One of the Rhode Island Reds, and one of the Auracanas have suspiciously red combs. All chickens of either sex will have combs of some kind, but some breeds have prominent combs and wattles, and others have just a hint of these. Hens have red combs when they are laying, but a pullet who has not yet come into lay, will have a pink comb. The first sign that you may have a rooster, is a comb in a young chick just beginning to show red. The comb of one of the lavender orps seems a little red, but I bought them as straight run (unsexed) and the best possible combination for them would be one cockerel and two pullets, because then I'd have a laying pen, and could breed more, so seeing red on the little lavender may be just wishful thinking.

Ursula pounces suddenly, crumbs of earth spray up behind her, her snout buried up to her eyes.

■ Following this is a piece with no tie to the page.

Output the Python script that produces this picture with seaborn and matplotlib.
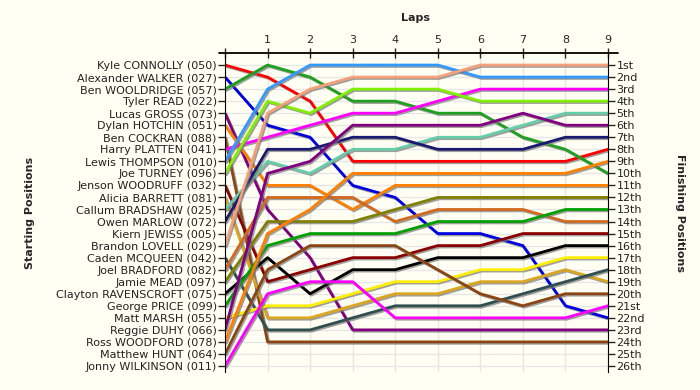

I get up to see what she has found. It is a mole, now lying on its back in the grass. My dog sniffs and then trots away, head high, tail wagging, amazingly abandoning her quarry. 

The mole has a thick, grey pelt and a strange, elongated nose—almost a tiny trunk, no visible eyes, and big, flat, pink hands, like paddles, with long, tough nails. The hands are turned backwards, awkward-looking to us, but suiting its life of swimming through the earth just fine. I know an unearthed mole doesn't have much chance of survival, and within minutes it is dead. Our yard has been free of moles for many years, and now we trip over mole hills at every turn. I'm not exactly sorry that it's dead, but I stand for a moment and bless its solitary life, burrowing, burrowing through the earth, always searching for something.